◆ WORK TO DO: A verbatim copy is needed of the lines from the one containing "Write the Plotly code for this chart." down to the one containing "0.038, 0.040, 0.044, 0.050, 0.060]", inclusive. Print it with no pictures.

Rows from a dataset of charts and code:
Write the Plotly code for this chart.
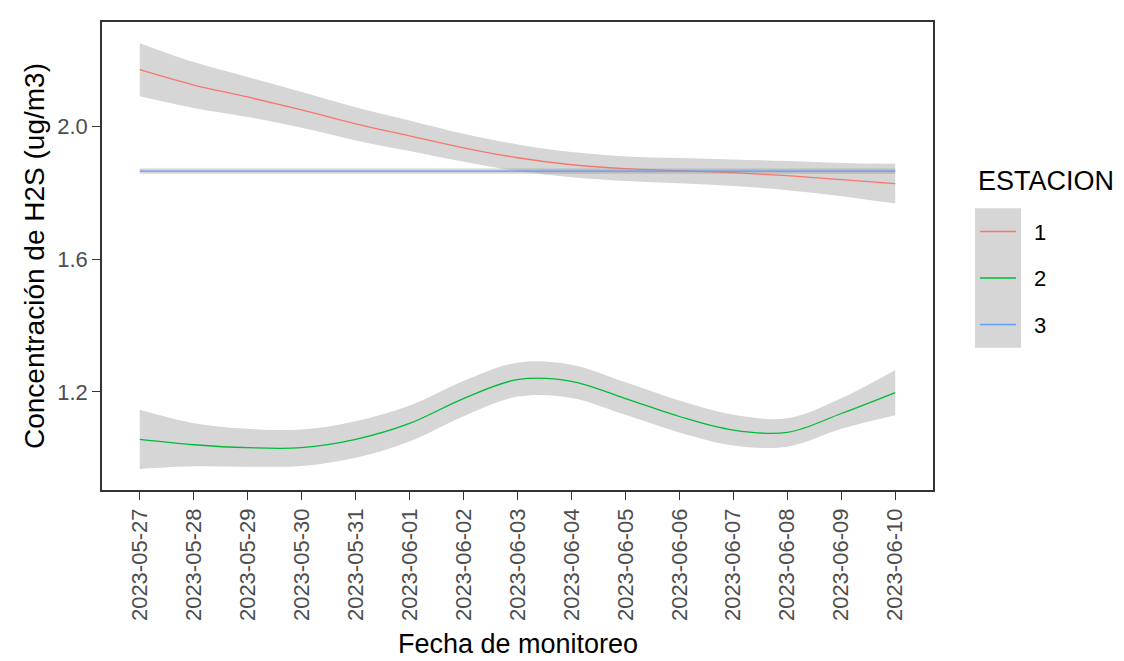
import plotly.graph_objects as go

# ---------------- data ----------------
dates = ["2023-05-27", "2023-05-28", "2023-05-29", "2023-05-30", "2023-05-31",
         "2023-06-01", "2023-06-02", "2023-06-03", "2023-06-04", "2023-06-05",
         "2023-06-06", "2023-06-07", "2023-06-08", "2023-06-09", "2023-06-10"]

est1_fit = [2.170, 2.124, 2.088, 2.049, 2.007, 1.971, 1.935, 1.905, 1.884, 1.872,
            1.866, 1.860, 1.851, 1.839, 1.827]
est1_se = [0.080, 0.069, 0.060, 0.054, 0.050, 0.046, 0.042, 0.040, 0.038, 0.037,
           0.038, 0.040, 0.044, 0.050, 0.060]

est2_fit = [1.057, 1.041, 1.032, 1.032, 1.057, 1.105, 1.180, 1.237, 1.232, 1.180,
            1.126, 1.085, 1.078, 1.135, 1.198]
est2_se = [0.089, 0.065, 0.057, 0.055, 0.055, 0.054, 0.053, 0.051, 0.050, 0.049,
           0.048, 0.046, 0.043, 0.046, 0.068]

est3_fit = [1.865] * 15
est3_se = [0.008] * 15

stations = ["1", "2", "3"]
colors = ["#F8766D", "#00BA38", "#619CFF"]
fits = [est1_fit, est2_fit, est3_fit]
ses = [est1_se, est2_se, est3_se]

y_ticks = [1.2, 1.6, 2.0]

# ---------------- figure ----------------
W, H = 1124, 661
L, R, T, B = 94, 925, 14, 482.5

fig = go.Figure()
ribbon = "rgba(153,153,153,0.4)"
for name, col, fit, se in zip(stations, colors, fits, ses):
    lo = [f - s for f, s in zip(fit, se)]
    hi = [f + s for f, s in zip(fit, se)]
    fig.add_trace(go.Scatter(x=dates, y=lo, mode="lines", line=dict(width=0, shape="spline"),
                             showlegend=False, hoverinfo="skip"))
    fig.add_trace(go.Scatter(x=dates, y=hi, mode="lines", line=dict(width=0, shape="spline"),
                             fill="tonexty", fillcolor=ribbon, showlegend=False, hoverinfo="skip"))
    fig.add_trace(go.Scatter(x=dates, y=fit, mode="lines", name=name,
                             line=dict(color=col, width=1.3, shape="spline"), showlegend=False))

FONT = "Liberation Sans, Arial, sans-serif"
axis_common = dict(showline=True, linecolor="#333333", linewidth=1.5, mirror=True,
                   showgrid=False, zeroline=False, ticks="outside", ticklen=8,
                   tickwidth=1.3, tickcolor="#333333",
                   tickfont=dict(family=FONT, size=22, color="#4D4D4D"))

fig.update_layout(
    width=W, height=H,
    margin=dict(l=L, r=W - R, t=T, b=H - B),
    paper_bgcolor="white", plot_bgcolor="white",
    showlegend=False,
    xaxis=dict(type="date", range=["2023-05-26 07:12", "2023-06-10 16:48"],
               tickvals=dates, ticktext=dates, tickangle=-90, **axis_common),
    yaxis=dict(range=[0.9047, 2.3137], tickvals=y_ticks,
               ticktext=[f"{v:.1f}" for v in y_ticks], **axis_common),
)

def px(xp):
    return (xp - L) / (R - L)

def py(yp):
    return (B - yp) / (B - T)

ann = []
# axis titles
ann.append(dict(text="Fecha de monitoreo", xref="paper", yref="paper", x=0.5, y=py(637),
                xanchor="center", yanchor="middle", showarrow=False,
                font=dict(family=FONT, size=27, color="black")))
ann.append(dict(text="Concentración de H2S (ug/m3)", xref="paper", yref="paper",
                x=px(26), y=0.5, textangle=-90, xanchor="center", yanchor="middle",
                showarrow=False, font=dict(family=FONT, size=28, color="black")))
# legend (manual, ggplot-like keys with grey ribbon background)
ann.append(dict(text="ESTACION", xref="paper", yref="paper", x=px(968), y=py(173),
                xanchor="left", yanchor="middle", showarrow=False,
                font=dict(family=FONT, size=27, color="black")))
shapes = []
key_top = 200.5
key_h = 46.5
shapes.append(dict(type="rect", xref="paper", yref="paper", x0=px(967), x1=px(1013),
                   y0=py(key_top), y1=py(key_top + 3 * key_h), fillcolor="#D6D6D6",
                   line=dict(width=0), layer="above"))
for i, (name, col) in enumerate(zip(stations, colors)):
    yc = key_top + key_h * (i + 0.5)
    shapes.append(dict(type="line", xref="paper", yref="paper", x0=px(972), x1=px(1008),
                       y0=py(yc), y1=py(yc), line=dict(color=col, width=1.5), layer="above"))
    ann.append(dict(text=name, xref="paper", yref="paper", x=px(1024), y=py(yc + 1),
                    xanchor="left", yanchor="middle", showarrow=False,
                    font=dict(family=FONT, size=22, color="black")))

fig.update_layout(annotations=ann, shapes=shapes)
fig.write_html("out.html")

==

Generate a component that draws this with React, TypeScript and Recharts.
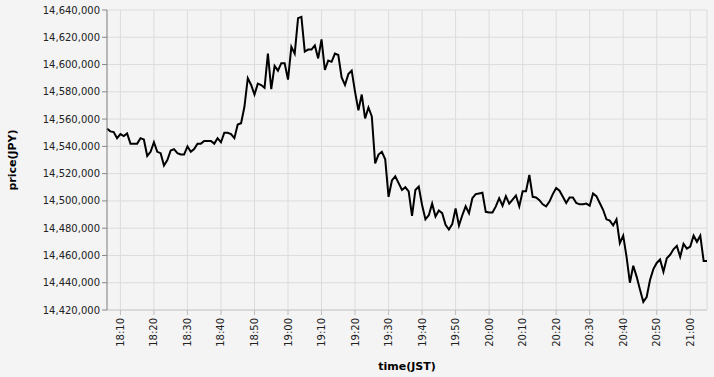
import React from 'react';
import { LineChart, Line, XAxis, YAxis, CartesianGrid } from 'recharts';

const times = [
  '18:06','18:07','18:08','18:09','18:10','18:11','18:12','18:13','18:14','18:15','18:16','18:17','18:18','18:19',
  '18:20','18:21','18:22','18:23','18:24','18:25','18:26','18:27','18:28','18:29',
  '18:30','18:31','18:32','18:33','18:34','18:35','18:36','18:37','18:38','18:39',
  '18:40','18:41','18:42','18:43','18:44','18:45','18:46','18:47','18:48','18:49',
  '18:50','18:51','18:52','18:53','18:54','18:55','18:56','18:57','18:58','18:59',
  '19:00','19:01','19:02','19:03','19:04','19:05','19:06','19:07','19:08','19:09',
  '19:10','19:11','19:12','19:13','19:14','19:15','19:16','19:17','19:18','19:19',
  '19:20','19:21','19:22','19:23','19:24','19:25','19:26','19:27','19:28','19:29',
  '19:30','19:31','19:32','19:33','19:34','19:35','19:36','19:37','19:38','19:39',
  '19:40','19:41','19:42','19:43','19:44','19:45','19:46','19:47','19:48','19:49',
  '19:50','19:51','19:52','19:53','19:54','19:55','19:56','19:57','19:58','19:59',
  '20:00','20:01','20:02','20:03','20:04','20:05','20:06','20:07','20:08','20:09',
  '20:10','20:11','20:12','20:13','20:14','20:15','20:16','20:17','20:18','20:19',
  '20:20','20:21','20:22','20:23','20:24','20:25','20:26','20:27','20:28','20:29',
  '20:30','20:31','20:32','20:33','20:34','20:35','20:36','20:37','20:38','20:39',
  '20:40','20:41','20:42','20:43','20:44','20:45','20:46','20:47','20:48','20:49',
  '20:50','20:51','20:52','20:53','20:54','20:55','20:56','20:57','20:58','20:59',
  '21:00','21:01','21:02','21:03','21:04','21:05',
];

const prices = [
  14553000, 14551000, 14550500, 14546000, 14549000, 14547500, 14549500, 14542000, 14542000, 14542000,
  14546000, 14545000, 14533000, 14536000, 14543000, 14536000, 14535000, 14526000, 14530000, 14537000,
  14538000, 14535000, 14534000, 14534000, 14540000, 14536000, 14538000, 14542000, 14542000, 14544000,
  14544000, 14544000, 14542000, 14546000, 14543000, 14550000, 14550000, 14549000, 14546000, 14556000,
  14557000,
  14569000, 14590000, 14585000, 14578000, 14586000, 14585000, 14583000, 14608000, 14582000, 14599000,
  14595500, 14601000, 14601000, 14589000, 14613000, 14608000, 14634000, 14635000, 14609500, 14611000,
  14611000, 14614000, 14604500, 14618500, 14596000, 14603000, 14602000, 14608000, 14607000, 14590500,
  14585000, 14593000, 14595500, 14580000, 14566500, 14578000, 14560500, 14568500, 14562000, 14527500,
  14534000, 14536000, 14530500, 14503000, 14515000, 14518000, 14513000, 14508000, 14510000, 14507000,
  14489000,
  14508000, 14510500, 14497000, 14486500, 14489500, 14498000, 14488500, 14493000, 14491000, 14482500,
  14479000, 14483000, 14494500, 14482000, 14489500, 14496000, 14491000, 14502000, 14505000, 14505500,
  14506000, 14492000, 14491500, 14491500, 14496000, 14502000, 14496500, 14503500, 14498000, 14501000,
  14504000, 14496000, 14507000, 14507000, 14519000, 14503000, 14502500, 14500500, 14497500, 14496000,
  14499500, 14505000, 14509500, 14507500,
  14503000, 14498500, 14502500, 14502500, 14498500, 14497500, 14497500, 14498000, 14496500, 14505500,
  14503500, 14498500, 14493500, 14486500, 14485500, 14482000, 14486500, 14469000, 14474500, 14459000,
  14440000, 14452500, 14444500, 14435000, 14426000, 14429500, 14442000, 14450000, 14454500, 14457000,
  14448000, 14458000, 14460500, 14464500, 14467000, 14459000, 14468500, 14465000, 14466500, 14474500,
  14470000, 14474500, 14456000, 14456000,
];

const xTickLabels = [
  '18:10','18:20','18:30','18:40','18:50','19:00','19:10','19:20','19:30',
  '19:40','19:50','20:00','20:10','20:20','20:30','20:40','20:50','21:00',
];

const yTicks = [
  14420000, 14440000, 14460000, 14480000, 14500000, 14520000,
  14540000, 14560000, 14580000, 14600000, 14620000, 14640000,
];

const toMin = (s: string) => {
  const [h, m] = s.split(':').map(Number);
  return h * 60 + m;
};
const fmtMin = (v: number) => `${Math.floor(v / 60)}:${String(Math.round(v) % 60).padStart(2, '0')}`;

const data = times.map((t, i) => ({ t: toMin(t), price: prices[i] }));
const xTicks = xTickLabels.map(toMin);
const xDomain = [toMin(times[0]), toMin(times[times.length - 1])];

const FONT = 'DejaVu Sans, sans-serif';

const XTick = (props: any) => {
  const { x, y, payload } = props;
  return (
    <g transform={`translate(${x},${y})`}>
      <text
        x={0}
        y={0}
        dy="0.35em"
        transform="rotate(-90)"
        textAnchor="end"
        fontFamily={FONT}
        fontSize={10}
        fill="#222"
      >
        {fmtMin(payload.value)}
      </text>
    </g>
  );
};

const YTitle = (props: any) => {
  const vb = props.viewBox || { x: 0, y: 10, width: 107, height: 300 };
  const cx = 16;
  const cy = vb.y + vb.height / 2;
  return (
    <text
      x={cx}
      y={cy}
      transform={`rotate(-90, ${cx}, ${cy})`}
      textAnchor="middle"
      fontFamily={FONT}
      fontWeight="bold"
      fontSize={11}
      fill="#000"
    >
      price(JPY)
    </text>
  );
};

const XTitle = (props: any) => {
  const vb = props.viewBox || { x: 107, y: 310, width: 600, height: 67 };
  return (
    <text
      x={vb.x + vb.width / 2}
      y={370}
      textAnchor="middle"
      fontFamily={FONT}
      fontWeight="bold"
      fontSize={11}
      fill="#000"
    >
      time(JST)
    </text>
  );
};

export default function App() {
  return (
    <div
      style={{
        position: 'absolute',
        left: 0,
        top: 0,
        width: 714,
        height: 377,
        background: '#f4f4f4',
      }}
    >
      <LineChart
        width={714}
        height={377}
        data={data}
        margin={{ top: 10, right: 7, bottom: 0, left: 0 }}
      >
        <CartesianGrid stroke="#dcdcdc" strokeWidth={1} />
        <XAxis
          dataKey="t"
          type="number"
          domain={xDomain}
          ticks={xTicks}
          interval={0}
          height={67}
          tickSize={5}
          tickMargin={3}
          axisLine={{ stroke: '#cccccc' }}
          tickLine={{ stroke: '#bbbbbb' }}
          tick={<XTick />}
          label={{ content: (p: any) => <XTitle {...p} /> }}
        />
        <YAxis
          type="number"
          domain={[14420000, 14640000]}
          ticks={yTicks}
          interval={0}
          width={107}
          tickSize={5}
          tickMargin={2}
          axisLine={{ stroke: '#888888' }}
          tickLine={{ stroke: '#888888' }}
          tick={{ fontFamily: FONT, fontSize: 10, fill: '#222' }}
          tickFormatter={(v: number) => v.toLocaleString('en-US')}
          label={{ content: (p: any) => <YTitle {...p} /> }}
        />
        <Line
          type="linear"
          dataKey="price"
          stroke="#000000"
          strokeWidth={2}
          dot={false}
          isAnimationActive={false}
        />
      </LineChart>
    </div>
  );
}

◆ EXPECTED ANSWER:
Write the Plotly code for this chart.
import plotly.graph_objects as go

# ---------------- data ----------------
dates = ["2023-05-27", "2023-05-28", "2023-05-29", "2023-05-30", "2023-05-31",
         "2023-06-01", "2023-06-02", "2023-06-03", "2023-06-04", "2023-06-05",
         "2023-06-06", "2023-06-07", "2023-06-08", "2023-06-09", "2023-06-10"]

est1_fit = [2.170, 2.124, 2.088, 2.049, 2.007, 1.971, 1.935, 1.905, 1.884, 1.872,
            1.866, 1.860, 1.851, 1.839, 1.827]
est1_se = [0.080, 0.069, 0.060, 0.054, 0.050, 0.046, 0.042, 0.040, 0.038, 0.037,
           0.038, 0.040, 0.044, 0.050, 0.060]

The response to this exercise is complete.